January 21, 2009 at 7:58 pm 6 comments

     I work as a program administrator for a small theatre company that does what I’ve come to call “therapeutic theatre.” The players, people I have come to admire greatly, perform improvisational theatre based on audience members’ stories (it’s called “playback theatre”), and they also do workshops in which the audience fully participates. The therapeutic part of their work is that they are doing all these workshops and performances at homeless shelters, juvenile detention facilities, and group homes for developmentally disabled adults. The participants, through improv, explore their feelings, learn empathy, and become empowered in their own lives. It’s amazing work that takes my breath away whenever I see it.

     Today I spent my morning participating in one of the workshops with juvenile sex offenders. These aren’t 20 year old men who had sex with their 16 year old girlfriends. These are 14, 15, and 16 year old kids who did something bad enough to land them in a locked-down treatment facility. Scary stuff.

     Truthfully, I didn’t want to go today. Sex offenders make me nervous. Young sex offenders, those who have probably perpetrated their crimes on even younger children, really make me nervous. So it was with heavy heart that I attended the workshop today. I suppose in the back of my head, even being the liberal bleeding heart that I am, I was expecting these kids to be monsters, horrible miscreants with big signs on their t-shirts saying, “Stay away from me, I’m scary,” in case there was any doubt. Which I didn’t figure there would be, given the horns I must have thought would be sticking out of their heads.

     The truth, however, is that these kids are just that – kids. They’re babies, really, not even old enough to live on their own. And frankly, they seemed like pretty nice kids to me. On the verge of being out of control sometimes, which was apparent both in their words and their actions, but overall most of them seemed like good kids. No horns in sight.

     What struck me the most as I made the long drive from the inner city back home to my sheltered life, is that somewhere out there, all these kids have a mother, some of whom are probably just like me. A mother who wants her child to grow up to be happy and healthy. A mother who has high hopes for her son. A mother who probably questions her every move with her child, and perhaps replays events in his life, wondering if she handled them the right way. A mother who probably never anticipated the challenges that parenting have brought her, but is doing her best to work through them. 

     A mother who just wants to hug and shelter her little boy.

Entry filed under: autism. Tags: , , , , , , .

But once a year Toy Story

6 Comments Add your own

  • 1. mama mara  |  January 21, 2009 at 9:25 pm

    My bleeding heart is breaking with this story. No doubt some of these kids were themselves sexually abused. They are really lucky to have programs like yours available to them.

    You amaze!

    It’s hard to even imagine what their stories are – and I suspect most of them do have pretty awful stories that brought them to where they are today. And yes, it is an amazing program to say the least. I’m honored to do their background work!
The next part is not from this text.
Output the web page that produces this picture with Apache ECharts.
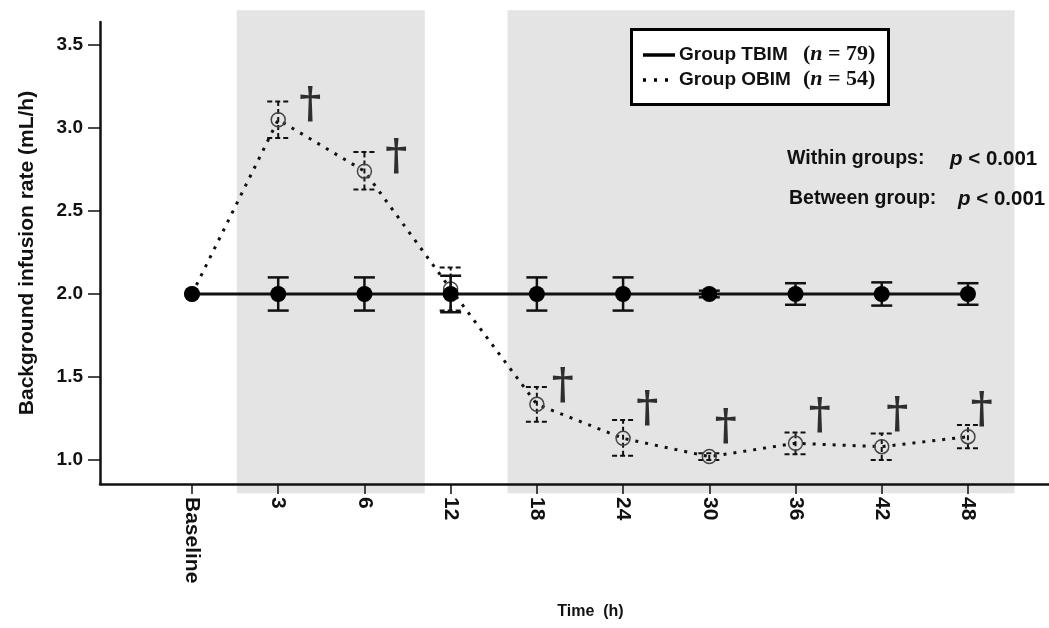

  • 2. Holly's Mom  |  January 22, 2009 at 3:23 am

    What a sad story, I am so happy to hear the turn of events that made you look at them differently then you expected and also greatful for the amazing program you work for.

    It was quite a day for me! I’m always astounded at the lingering stereotypes I have and don’t even realize it until I am faced with them.

  • 3. Lois  |  January 22, 2009 at 3:08 pm

    This is so sad…especially when you think of all the wanna-be moms who would be wonderful but can’t be…and these children, most with moms who don’t wanna-be.

    I know – I have a few friends who couldn’t have kids but would’ve been the most wonderful parents. I wish they all had decided to adopt a whole bunch of kids.

  • 4. Jesch  |  January 23, 2009 at 9:10 am

    to spin einstein: perception is stronger than reality

  • 5. robinaltman  |  January 24, 2009 at 10:49 am

    You are really wonderful. That program sounds fantastic. I wish we had one in our town. I’m sure these kids have been horribly traumatized, and they need more people like you, who treat them like “just kids’.

  • 6. cordwood22  |  January 7, 2010 at 8:38 am

    I just found this post…after a year:) I might say that Playback Theater is the opposite of TV – It is a powerful soothing entrance into the deeply human experiences of peoples’ lives.